Most likely, many months, perhaps even years, of solitary slog, of Herculean effort; writing, re-writing and re-writing again.
If the writer is committed enough, or perhaps just stubborn enough, to complete the work, he or she will know that when, eventually, they key in ‘The End’ that this, in fact, is really just the beginning.
Unless the manuscript is one in a million, a blending of the prodigious genius of James Joyce with the commercial savvy of Dan Brown, odds are it will remain just that, a manuscript. If not forever, then for many, many months.
If the writer is fortunate, then literary agents canvassed might actually write back to explain why they have no interest in representing the manuscript. If not, the mail-box will remain confrontingly empty. Publishers too, if you’re actually able to get through to them, will most likely, over time, provide you with enough rejections to paper a small cathedral.
Often you will be told that your subject is passé, that ‘nobody is interested in Vietnamese black ops or the Irish Troubles anymore.’
Unless you are a special breed of narcissist, you will have many long and sleepless nights of self doubt, trawling over sentence and para trying to see if they can be made any better or wondering whether the whole thing is just one bloody great crock that should be consigned to the bin.
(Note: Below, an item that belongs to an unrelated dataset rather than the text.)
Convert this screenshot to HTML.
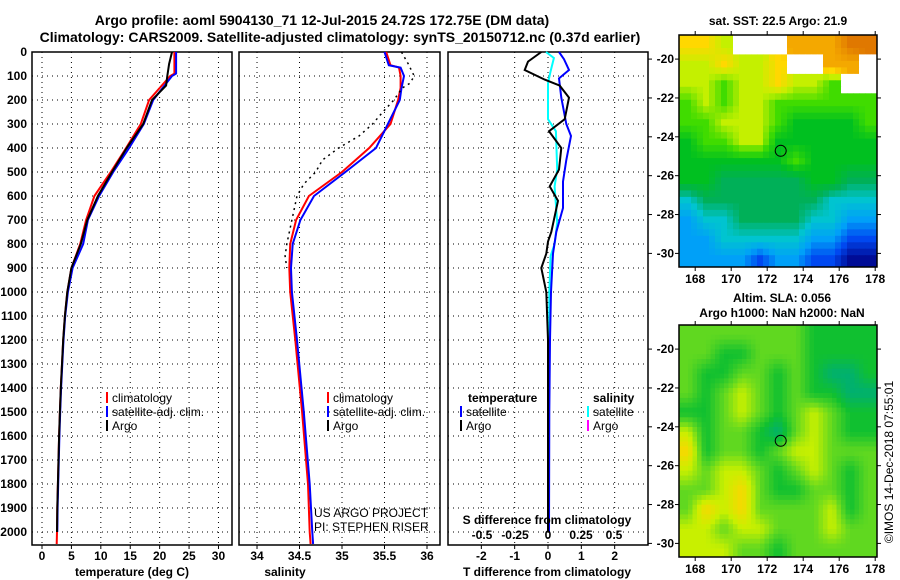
<!DOCTYPE html>
<html><head><meta charset="utf-8"><style>
html,body{margin:0;padding:0;background:#fff}
svg{display:block;font-family:"Liberation Sans",Arial,sans-serif;font-weight:bold}
</style></head><body>
<svg id="c" width="900" height="580" xmlns="http://www.w3.org/2000/svg">
<text x="322" y="25" font-size="14" text-anchor="middle">Argo profile: aoml 5904130_71 12-Jul-2015 24.72S 172.75E (DM data)</text>
<text x="340" y="42" font-size="14" text-anchor="middle">Climatology: CARS2009. Satellite-adjusted climatology: synTS_20150712.nc (0.37d earlier)</text>
<text x="778" y="25" font-size="12" text-anchor="middle">sat. SST: 22.5 Argo: 21.9</text>
<text x="782" y="302" font-size="12" text-anchor="middle">Altim. SLA: 0.056</text>
<text x="782" y="317" font-size="12" text-anchor="middle">Argo h1000: NaN h2000: NaN</text>
<text transform="translate(893,462) rotate(-90)" font-size="12" font-weight="normal" text-anchor="middle">©IMOS 14-Dec-2018 07:55:01</text>
<g id="g"></g>
</svg>
<script>
// ---- data ----
const depthA=[0,50,100,140,200,300,400,500,600,700,800,900,1000,1100,1200,1300,1400,1500,1600,1700,1800,1900,2000];
const tempArgo=[22.1,21.6,21.3,21.1,18.7,17.2,14.4,11.9,9.5,7.7,6.6,5.0,4.3,3.9,3.6,3.4,3.2,3.05,2.9,2.8,2.7,2.6,2.55];
const depthC=[0,90,100,200,300,400,500,600,700,800,900,1000,1100,1200,1300,1400,1500,1600,1700,1800,1900,2000,2050];
const tempClim=[22.5,22.5,21.8,18.2,16.8,14.3,11.7,8.9,7.5,6.5,5.0,4.3,3.9,3.6,3.4,3.2,3.05,2.9,2.8,2.7,2.6,2.55,2.5];
const tempSat=[22.8,22.8,22.1,18.9,17.3,14.8,12.1,9.7,7.8,7.0,5.2,4.4,3.95,3.65,3.45,3.25,3.1,2.95,2.85,2.75,2.65,2.6,2.55];
const depthS=[0,55,65,100,150,200,300,400,500,600,700,800,900,1000,1200,1500,1800,2000,2050];
const salClim=[35.52,35.57,35.67,35.69,35.69,35.66,35.57,35.32,35.0,34.61,34.46,34.39,34.38,34.39,34.45,34.53,34.6,34.62,34.63];
const salSat=[35.5,35.55,35.69,35.73,35.70,35.68,35.54,35.40,35.04,34.67,34.51,34.42,34.40,34.41,34.47,34.55,34.62,34.65,34.66];
const depthSA=[0,50,100,130,150,200,250,300,350,400,450,500,550,600,700,800,850,900];
const salArgo=[35.7,35.78,35.85,35.8,35.71,35.61,35.48,35.36,35.2,34.96,34.77,34.69,34.55,34.47,34.41,34.35,34.33,34.35];
const depthD=[0,40,75,115,140,190,280,330,400,490,560,620,750,790,840,900,1000,1200,1500,2000];
const tDiffArgo=[-0.2,-0.6,-0.7,-0.1,0.35,0.63,0.5,0.03,0.4,0.33,0.05,0.3,0.1,0,-0.05,-0.2,-0.05,0,0,0];
const depthD2=[0,30,75,110,190,300,350,450,540,650,750,840,1000,1200,1500,2000];
const tDiffSat=[0.33,0.48,0.63,0.33,0.4,0.55,0.69,0.55,0.45,0.45,0.25,0.15,0.09,0.06,0.04,0.03];
const depthD3=[0,25,80,130,280,330,490,560,710,800,850,1000,1500,2000];
const sDiffSat=[-0.015,0.045,0.02,0,0,0.06,0.07,0.05,0.07,0.05,0.02,0.01,0.005,0];
const depthTicks=[0,100,200,300,400,500,600,700,800,900,1000,1100,1200,1300,1400,1500,1600,1700,1800,1900,2000];
const tTicks=[0,5,10,15,20,25,30];
const sTicks=[34,34.5,35,35.5,36];
const tdTicks=[-2,-1,0,1,2];
const sdTicks=[-0.5,-0.25,0,0.25,0.5];
const sdTickLabels=["-0.5","-0.25","0","0.25","0.5"];
const lonTicks=[168,170,172,174,176,178];
const latTicks=[-20,-22,-24,-26,-28,-30];
const sstGrid=[
[8,8,7,-1,-1,-1,9,9,9,10,10],
[7,7,8,7,7,8,-1,-1,9,9,-1],
[7,7,6,7,7,8,7,7,6,-1,-1],
[6,7,6,7,7,6,6,6,6,6,6],
[6,6,7,7,7,6,5,5,5,5,6],
[5,6,6,7,7,5,5,5,5,5,5],
[5,5,5,5,5,5,6,5,5,5,5],
[5,5,4,4,4,4,4,5,5,4,4],
[3,4,4,4,4,4,4,4,3,3,3],
[2,3,3,4,4,4,4,3,3,2,2],
[2,2,3,3,3,3,3,2,2,1,1],
[2,2,2,2,1,2,2,1,1,0,0]];
const slaGrid=[
[6,6,6,6,6,6,6,5,5,5,5],
[6,6,5,5,6,6,6,5,5,5,5],
[6,5,5,6,6,5,6,5,4,4,5],
[6,5,6,7,6,5,6,5,5,4,4],
[5,5,6,7,6,5,6,7,6,5,5],
[7,5,6,6,5,4,6,7,6,5,5],
[8,5,6,6,5,6,7,7,6,6,6],
[7,6,7,7,6,5,6,7,6,5,6],
[6,6,7,8,6,5,5,6,6,5,6],
[6,8,7,8,6,6,6,6,7,5,6],
[7,7,6,7,7,6,6,6,7,6,6],
[7,7,7,6,6,5,6,6,6,6,6]];
const floatLon=172.75, floatLat=-24.72;

// ---- drawing ----
const NS="http://www.w3.org/2000/svg";
const G=document.getElementById('g');
function mk(tag,at,parent){const e=document.createElementNS(NS,tag);for(const k in at)e.setAttribute(k,at[k]);(parent||G).appendChild(e);return e;}
const plotTop=52,plotBot=545;
const yD=d=>plotTop+d*0.24;
function lin(d0,d1,r0,r1){return v=>r0+(v-d0)*(r1-r0)/(d1-d0);}
const panels=[
 {x0:32,x1:232,sc:lin(-1.7,32.3,32,232),ticks:tTicks,name:'temperature'},
 {x0:239,x1:440,sc:lin(33.788,36.153,239,440),ticks:sTicks,name:'salinity'},
 {x0:448,x1:648,sc:lin(-3,3,448,648),ticks:tdTicks,name:'difference'}];
panels.forEach((p,i)=>{
 const pg=mk('g',{});
 
 
 depthTicks.forEach(d=>{const l=mk('line',{x1:p.x0,x2:p.x1,y1:yD(d),y2:yD(d),stroke:'#000','stroke-width':1,'stroke-dasharray':'1,4'},pg);
  });
 p.ticks.forEach(t=>{const l=mk('line',{x1:p.sc(t),x2:p.sc(t),y1:plotTop,y2:plotBot,stroke:'#000','stroke-width':1,'stroke-dasharray':'1,4'},pg);
  
  const tk=mk('line',{x1:p.sc(t),x2:p.sc(t),y1:plotBot,y2:plotBot+4,stroke:'#000'},pg);
  const tx=mk('text',{x:p.sc(t),y:560,'font-size':12,'text-anchor':'middle'},pg);tx.textContent=t;
  });
 const r=mk('rect',{x:p.x0,y:plotTop,width:p.x1-p.x0,height:plotBot-plotTop,fill:'none',stroke:'#000','stroke-width':1.5},pg);
 
});
depthTicks.forEach(d=>{const t=mk('text',{x:27,y:yD(d)+4,'font-size':12,'text-anchor':'end'});t.textContent=d;
 });
function xl(x,s,n){const t=mk('text',{x:x,y:576,'font-size':12,'text-anchor':'middle'});t.textContent=s;}
xl(132,'temperature (deg C)','temperature-axis-title');xl(285,'salinity','salinity-axis-title');xl(547,'T difference from climatology','t-diff-axis-title');
function line(ds,vs,sc,col,w,dash,n){const pts=ds.map((d,i)=>sc(vs[i]).toFixed(1)+','+yD(d).toFixed(1)).join(' ');
 const e=mk('polyline',{points:pts,fill:'none',stroke:col,'stroke-width':w});if(dash)e.setAttribute('stroke-dasharray',dash);
 }
const P=panels;
line(depthC,tempClim,P[0].sc,'#f00',2,null,'temp-climatology-line');
line(depthC.slice(0,-1),tempSat.slice(0,-1),P[0].sc,'#00f',2,null,'temp-satellite-line');
line(depthA,tempArgo,P[0].sc,'#000',2,null,'temp-argo-line');
line(depthS,salClim,P[1].sc,'#f00',2,null,'sal-climatology-line');
line(depthS,salSat,P[1].sc,'#00f',2,null,'sal-satellite-line');
line(depthSA,salArgo,P[1].sc,'#000',1.5,'2,4','sal-argo-line');
const sdSc=v=>P[2].sc(0)+v*132;
line(depthD3,sDiffSat,sdSc,'#0ff',2,null,'s-diff-satellite-line');
line(depthD2,tDiffSat,P[2].sc,'#00f',2,null,'t-diff-satellite-line');
line(depthD,tDiffArgo,P[2].sc,'#000',2,null,'t-diff-argo-line');
function leg(x,y,col,s,n){const g=mk('g',{});
 mk('rect',{x:x,y:y-10,width:2,height:11,fill:col},g);const t=mk('text',{x:x+6,y:y,'font-size':12,'font-weight':'normal'},g);t.textContent=s;}
leg(106,402,'#f00','climatology','legend-climatology');leg(106,416,'#00f','satellite-adj. clim.','legend-satellite');leg(106,430,'#000','Argo','legend-argo');
leg(327,402,'#f00','climatology','legend2-climatology');leg(327,416,'#00f','satellite-adj. clim.','legend2-satellite');leg(327,430,'#000','Argo','legend2-argo');
function tx(x,y,s,n,a,fw){const t=mk('text',{x:x,y:y,'font-size':12,'text-anchor':a||'start','font-weight':fw||'bold'});t.textContent=s;}
tx(468,402,'temperature','legend-temp-header');leg(460,416,'#00f','satellite','legend-t-satellite');leg(460,430,'#000','Argo','legend-t-argo');
tx(593,402,'salinity','legend-sal-header');leg(587,416,'#0ff','satellite','legend-s-satellite');leg(587,430,'#f0f','Argo','legend-s-argo');
tx(314,517,'US ARGO PROJECT','project-label',null,'normal');tx(314,531,'PI: STEPHEN RISER','pi-label',null,'normal');
tx(547,524,'S difference from climatology','s-diff-axis-title','middle');
sdTicks.forEach((v,i)=>tx(sdSc(v),539,sdTickLabels[i],'s-diff-tick-label','middle'));
// maps: continuous colour ramp, bilinear interpolation of grid values
const ramp=[[0,12,150],[0,72,240],[0,160,248],[0,196,208],[0,176,88],[0,192,32],[64,220,0],[196,240,0],[255,216,0],[244,168,0],[224,120,0]];
const slaRamp=[[0,12,150],[0,72,240],[0,160,248],[0,196,208],[0,176,112],[16,192,48],[96,216,32],[200,240,0],[248,216,0],[244,168,0],[224,120,0]];
function rc(r,v){v=Math.max(0,Math.min(10,v));const i=Math.min(9,Math.floor(v)),f=v-i;
 return 'rgb('+[0,1,2].map(k=>Math.round(r[i][k]+(r[i+1][k]-r[i][k])*f)).join(',')+')';}
function sample(grid,u,v){
 const R=grid.length,C=grid[0].length;
 const nr=Math.min(R-1,Math.max(0,Math.floor(v))),nc=Math.min(C-1,Math.max(0,Math.floor(u)));
 if(grid[nr][nc]<0)return -1;
 const uu=Math.max(0,Math.min(C-1,u-0.5)),vv=Math.max(0,Math.min(R-1,v-0.5));
 const c0=Math.floor(uu),r0=Math.floor(vv),c1=Math.min(C-1,c0+1),r1=Math.min(R-1,r0+1),fu=uu-c0,fv=vv-r0;
 const g=(r,c)=>grid[r][c]<0?grid[nr][nc]:grid[r][c];
 return (g(r0,c0)*(1-fu)+g(r0,c1)*fu)*(1-fv)+(g(r1,c0)*(1-fu)+g(r1,c1)*fu)*fv;
}
function map(y0,grid,pal,n,sub){
 const x0=679,x1=877,y1=y0+232;
 const lx=lin(167.1,178.1,x0,x1), ly=lin(-18.76,-30.7,y0,y1);
 const g=mk('g',{});
 const C=grid[0].length,R=grid.length;
 for(let r=0;r<R*sub;r++)for(let c=0;c<C*sub;c++){
  const la=-18.76-r/sub, lb=Math.max(-30.7,-18.76-(r+1)/sub); if(la<=-30.7)continue;
  const loa=167.1+c/sub, lob=Math.min(178.1,167.1+(c+1)/sub);
  const v=sample(grid,(c+0.5)/sub,(r+0.5)/sub);
  const xa=lx(loa),xb=lx(lob),ya=ly(la),yb=ly(lb);
  const e=mk('rect',{x:xa.toFixed(1),y:ya.toFixed(1),width:(xb-xa+0.4).toFixed(1),height:(yb-ya+0.4).toFixed(1),fill:v<0?'#fff':rc(pal,v)},g);
  }
 const fr=mk('rect',{x:x0,y:y0,width:x1-x0,height:y1-y0,fill:'none',stroke:'#000','stroke-width':1.5},g);
 
 lonTicks.forEach(v=>{mk('line',{x1:lx(v),x2:lx(v),y1:y1,y2:y1+4,stroke:'#000'},g);mk('line',{x1:lx(v),x2:lx(v),y1:y0,y2:y0-4,stroke:'#000'},g);
  const t=mk('text',{x:lx(v),y:y1+16,'font-size':12,'text-anchor':'middle'},g);t.textContent=v;});
 latTicks.forEach(v=>{mk('line',{x1:x0-4,x2:x0,y1:ly(v),y2:ly(v),stroke:'#000'},g);mk('line',{x1:x1,x2:x1+4,y1:ly(v),y2:ly(v),stroke:'#000'},g);
  mk('line',{x1:648,x2:652,y1:ly(v),y2:ly(v),stroke:'#000'},g);
  const t=mk('text',{x:674,y:ly(v)+4,'font-size':12,'text-anchor':'end'},g);t.textContent=v;});
 const ci=mk('circle',{cx:lx(floatLon),cy:ly(floatLat),r:5.5,fill:'none',stroke:'#000','stroke-width':1},g);
 
}
map(35,sstGrid,ramp,'sst-map',3);
map(325,slaGrid,slaRamp,'sla-map',4);
</script>
</body></html>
If, eventually, some remarkably astute publisher contacts you and sets your heart aflutter with an offer to turn your manuscript into a real live book, even this is not The End. It is simply the end of the beginning.
Once you’ve signed a contract, you are still quite possibly a year or more from seeing your book in print. There are the inevitable delays as the publisher determines the most appropriate publishing window, the best time to release, the most convenient time for the distributors. There is the editing process and the sometimes robust and extensive discussions this produces, there is then the cover design, the typesetting, the proof-reading and the marketing discussions; all manage to consume far more time than might be imagined.
And then, finally, there is the printing process and the news that comes via phone or email, sometimes from way over on the other side of the world, that your first copy is in the mail.
I tell you all this in an attempt, simply, to explain my goofy smile in the picture above. Three years or more have been dedicated to this moment, the moment when a padded envelope arrives, you tear it open, use nervous fingers to locate its contents and, with a clumsiness born of eagerness, struggle to drag out, at long last… your book.